**Records for the task**
-=-=-

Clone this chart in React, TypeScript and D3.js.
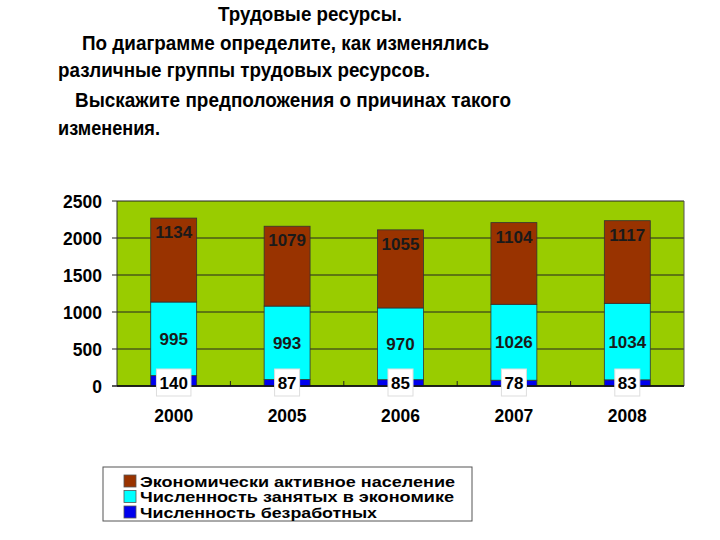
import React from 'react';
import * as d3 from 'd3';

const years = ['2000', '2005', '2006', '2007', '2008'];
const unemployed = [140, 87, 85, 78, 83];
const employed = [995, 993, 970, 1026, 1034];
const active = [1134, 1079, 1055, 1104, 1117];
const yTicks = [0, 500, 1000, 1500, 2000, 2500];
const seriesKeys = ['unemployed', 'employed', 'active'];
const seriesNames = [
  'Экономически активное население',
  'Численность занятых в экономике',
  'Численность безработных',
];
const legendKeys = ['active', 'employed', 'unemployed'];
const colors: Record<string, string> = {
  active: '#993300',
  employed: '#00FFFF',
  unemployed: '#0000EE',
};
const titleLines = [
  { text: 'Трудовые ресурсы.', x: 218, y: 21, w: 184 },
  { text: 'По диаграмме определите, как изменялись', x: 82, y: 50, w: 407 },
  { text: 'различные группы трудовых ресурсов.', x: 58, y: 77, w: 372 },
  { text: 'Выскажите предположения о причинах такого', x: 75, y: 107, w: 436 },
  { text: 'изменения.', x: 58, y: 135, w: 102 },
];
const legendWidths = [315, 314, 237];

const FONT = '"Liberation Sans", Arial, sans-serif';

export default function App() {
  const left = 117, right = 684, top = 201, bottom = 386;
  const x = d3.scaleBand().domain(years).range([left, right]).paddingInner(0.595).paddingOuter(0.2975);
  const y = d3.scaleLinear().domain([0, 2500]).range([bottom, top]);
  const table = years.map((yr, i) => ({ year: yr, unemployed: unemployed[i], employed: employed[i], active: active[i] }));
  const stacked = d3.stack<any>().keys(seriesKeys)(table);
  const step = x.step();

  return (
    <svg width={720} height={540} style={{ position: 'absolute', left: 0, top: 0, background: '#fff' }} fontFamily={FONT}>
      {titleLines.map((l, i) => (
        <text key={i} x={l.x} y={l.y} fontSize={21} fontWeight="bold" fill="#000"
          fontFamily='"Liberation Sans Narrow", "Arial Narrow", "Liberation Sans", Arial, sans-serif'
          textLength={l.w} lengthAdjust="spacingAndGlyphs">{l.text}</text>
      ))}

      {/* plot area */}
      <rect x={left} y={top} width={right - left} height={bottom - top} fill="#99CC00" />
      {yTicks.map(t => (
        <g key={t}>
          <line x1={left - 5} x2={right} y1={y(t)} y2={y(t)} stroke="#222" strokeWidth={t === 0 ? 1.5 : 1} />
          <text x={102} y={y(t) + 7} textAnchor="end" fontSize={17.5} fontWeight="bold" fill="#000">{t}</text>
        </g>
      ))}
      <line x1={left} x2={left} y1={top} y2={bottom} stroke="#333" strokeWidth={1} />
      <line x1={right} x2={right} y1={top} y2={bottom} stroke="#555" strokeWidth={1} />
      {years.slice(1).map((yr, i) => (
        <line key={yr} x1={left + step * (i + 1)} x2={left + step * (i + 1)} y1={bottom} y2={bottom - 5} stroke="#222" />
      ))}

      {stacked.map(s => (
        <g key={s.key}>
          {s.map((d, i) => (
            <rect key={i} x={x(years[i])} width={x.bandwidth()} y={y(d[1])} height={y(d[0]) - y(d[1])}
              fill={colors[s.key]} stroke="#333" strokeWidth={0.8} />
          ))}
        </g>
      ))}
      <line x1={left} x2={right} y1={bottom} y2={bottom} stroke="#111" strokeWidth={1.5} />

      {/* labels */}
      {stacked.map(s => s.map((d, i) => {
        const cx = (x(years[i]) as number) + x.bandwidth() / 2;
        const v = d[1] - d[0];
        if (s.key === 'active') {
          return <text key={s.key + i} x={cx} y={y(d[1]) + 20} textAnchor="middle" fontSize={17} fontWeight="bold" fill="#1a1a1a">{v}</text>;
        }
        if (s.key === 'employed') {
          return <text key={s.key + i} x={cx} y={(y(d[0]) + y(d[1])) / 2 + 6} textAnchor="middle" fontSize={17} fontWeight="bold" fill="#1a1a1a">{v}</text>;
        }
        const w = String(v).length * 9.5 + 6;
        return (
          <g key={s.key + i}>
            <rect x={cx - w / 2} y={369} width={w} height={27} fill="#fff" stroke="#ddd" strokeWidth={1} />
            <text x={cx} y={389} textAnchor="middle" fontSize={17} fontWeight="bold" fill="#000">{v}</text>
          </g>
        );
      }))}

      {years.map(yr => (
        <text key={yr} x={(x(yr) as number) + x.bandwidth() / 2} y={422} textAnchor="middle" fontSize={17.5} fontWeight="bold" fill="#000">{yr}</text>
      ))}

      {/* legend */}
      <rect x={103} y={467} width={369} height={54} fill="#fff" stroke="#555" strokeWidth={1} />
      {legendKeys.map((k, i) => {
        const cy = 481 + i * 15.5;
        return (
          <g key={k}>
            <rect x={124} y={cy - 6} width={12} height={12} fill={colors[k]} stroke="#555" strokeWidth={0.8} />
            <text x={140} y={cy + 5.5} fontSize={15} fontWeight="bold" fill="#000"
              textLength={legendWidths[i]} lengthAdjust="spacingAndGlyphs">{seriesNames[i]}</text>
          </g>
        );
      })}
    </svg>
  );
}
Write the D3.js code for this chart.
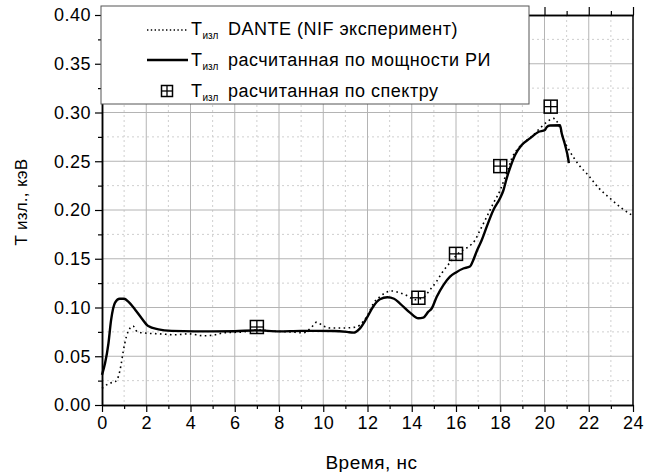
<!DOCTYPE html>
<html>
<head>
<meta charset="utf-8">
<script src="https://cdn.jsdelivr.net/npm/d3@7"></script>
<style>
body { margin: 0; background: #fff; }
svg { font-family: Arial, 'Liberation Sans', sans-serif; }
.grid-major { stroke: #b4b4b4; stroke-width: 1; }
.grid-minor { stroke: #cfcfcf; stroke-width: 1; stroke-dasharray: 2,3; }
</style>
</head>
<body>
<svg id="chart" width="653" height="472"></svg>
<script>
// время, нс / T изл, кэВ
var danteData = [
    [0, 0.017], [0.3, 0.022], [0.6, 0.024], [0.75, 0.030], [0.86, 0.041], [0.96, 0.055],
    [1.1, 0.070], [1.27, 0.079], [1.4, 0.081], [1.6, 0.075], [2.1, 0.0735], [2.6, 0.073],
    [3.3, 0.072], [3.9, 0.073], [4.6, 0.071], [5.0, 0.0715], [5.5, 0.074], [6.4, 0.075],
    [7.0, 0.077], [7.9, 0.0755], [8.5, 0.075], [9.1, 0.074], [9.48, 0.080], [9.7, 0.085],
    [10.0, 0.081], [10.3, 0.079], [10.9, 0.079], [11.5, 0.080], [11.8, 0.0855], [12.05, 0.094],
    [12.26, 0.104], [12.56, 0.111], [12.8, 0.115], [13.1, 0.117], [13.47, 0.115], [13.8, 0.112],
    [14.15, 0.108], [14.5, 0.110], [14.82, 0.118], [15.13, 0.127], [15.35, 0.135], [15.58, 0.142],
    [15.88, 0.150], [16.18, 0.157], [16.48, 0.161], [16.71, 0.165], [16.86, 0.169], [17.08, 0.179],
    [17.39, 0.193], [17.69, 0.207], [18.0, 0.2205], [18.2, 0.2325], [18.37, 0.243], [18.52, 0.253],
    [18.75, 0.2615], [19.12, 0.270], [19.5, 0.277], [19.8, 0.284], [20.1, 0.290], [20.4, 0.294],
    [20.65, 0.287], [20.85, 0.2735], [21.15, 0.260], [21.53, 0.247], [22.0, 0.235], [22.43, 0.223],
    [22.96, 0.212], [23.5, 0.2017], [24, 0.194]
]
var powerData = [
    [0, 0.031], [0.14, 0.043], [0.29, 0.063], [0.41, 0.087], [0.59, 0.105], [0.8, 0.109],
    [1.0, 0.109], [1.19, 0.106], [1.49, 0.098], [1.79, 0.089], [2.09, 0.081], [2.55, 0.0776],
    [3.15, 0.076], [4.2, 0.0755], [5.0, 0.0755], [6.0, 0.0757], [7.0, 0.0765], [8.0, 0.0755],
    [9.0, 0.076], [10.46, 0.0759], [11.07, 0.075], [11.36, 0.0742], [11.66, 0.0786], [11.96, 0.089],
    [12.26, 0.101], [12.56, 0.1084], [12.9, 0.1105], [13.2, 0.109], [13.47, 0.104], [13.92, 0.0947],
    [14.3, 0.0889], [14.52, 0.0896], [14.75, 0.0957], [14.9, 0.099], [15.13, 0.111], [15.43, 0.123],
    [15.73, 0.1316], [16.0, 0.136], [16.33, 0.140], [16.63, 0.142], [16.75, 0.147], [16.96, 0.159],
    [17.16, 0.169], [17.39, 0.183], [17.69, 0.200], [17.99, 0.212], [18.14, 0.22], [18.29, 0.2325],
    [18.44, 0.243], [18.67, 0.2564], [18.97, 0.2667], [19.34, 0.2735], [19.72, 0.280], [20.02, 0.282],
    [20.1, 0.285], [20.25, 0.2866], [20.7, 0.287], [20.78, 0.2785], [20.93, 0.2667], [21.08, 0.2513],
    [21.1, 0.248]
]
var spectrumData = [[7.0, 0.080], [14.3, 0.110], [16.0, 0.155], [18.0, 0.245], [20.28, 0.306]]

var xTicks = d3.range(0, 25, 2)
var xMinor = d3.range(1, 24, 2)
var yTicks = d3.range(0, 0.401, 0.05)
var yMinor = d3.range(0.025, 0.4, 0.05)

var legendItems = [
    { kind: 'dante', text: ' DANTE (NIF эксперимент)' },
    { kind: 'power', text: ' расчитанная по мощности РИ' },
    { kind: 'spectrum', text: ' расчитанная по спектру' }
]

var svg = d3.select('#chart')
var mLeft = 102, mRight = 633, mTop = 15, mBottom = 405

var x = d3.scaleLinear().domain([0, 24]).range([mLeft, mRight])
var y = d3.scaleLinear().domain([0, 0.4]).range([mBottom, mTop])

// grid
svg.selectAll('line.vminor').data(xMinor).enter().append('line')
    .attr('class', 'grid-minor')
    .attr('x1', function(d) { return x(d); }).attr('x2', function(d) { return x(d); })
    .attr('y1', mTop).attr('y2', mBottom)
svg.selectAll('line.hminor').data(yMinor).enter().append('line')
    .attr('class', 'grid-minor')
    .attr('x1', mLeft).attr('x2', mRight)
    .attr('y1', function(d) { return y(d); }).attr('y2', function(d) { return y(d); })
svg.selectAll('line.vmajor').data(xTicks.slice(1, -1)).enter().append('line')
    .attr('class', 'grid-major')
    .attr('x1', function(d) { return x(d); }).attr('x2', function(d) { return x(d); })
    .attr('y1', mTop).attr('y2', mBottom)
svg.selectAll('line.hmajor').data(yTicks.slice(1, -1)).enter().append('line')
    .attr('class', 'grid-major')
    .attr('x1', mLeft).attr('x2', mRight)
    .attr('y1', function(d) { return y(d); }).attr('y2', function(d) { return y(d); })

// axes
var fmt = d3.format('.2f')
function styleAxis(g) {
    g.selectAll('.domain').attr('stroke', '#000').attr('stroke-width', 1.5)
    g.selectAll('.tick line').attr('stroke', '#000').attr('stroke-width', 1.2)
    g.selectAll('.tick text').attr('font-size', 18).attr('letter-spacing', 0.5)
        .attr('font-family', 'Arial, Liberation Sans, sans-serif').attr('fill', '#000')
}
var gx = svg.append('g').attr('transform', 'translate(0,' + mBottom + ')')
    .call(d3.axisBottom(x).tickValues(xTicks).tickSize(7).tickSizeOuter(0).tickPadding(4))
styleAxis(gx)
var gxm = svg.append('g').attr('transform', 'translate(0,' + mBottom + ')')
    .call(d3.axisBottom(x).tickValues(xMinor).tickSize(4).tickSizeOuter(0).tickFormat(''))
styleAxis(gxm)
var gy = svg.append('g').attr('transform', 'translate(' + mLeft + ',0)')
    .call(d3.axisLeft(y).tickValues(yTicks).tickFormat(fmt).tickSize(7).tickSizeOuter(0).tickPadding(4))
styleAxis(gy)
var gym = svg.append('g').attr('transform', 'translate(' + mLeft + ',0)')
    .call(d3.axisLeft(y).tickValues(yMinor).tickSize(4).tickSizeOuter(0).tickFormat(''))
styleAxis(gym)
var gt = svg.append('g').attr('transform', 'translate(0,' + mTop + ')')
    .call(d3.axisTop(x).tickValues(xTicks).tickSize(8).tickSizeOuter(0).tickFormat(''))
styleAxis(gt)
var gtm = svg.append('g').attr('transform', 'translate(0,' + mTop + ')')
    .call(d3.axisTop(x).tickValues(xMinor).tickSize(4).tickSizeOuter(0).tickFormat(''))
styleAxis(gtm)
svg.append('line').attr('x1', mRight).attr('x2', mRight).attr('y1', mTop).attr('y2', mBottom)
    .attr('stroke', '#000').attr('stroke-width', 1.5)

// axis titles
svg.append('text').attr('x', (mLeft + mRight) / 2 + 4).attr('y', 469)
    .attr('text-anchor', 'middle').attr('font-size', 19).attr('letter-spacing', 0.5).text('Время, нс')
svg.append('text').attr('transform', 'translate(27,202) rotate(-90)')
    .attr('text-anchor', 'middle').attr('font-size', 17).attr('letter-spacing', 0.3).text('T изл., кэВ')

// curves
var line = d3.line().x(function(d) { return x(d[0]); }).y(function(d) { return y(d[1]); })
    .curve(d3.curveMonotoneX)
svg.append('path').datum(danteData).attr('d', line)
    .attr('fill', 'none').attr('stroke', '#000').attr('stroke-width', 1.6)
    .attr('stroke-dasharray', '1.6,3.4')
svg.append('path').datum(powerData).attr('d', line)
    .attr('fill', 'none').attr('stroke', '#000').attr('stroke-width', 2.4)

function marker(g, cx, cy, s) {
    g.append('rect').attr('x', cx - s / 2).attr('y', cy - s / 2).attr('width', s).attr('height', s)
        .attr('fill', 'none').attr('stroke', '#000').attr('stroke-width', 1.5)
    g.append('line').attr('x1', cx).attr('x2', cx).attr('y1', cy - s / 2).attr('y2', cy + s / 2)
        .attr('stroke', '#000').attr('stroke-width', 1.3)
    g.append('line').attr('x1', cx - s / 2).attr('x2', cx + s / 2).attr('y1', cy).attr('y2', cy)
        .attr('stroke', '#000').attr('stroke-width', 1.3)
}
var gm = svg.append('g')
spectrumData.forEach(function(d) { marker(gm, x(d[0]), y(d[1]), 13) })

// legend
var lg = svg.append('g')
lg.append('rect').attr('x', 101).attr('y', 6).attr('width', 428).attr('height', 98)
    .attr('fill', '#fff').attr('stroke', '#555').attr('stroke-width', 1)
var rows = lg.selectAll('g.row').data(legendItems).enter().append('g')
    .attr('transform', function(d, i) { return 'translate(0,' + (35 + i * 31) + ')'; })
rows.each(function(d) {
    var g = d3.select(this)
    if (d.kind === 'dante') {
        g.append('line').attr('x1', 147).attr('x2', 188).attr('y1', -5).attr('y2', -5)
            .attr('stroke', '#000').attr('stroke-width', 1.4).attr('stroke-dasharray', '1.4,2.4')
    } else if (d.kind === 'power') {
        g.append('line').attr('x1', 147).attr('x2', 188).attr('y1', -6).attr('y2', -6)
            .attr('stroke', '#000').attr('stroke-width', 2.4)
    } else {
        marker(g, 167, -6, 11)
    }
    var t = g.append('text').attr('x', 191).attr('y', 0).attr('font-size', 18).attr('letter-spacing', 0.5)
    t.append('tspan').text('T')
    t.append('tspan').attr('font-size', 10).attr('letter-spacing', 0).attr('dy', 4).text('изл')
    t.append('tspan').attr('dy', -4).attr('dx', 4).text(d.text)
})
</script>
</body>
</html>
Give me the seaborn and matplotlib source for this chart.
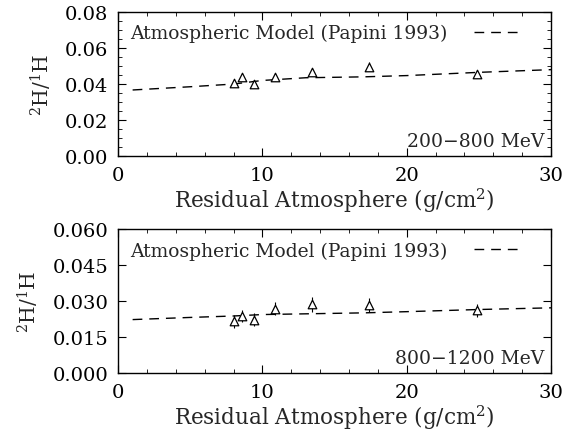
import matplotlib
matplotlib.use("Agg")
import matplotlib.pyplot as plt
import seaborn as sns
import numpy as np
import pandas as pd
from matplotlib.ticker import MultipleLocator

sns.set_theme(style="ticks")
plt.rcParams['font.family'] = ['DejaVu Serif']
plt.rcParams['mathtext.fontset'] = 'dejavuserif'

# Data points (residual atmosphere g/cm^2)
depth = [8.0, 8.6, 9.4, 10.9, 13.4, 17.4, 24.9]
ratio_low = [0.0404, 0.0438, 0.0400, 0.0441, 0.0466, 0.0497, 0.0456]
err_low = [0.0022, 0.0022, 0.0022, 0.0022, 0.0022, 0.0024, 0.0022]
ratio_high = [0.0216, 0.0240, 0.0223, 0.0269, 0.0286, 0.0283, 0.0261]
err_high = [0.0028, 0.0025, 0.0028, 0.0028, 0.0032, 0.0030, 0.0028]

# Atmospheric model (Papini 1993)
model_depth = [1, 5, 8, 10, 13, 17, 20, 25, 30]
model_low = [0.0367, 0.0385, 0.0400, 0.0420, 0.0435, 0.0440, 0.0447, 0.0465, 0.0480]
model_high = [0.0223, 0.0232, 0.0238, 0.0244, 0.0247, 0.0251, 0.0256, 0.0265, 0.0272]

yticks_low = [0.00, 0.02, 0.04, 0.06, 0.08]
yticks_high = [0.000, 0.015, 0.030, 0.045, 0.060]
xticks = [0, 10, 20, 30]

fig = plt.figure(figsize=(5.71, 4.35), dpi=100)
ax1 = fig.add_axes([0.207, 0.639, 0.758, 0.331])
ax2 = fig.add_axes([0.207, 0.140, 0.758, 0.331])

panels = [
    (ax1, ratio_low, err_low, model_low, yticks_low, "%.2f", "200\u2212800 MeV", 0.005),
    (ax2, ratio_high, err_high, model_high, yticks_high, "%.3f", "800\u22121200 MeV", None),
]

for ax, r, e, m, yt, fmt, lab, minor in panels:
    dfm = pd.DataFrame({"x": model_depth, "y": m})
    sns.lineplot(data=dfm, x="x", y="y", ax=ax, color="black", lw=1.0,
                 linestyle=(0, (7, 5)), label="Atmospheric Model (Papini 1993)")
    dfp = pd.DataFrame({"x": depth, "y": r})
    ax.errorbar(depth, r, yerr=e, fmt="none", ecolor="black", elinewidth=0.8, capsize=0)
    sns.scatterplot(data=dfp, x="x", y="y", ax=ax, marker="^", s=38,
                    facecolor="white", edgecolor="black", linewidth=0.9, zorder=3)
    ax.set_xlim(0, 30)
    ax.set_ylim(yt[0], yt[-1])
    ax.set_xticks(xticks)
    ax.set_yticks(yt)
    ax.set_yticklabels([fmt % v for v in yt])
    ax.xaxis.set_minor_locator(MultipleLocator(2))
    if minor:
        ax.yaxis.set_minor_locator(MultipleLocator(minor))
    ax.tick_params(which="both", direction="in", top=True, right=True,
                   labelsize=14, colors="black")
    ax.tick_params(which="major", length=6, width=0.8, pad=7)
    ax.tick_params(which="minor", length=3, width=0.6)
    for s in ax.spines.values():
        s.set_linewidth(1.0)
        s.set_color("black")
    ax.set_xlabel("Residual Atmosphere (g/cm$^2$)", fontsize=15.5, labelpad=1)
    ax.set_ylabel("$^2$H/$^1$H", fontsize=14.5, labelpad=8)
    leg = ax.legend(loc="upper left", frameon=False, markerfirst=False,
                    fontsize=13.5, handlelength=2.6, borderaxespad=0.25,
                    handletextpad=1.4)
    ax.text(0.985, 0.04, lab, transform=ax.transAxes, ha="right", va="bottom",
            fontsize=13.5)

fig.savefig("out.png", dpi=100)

-=-=-

**What to do**
Only the number is wanted: how many lines contain the string "seaborn"?

**Response to this task**
2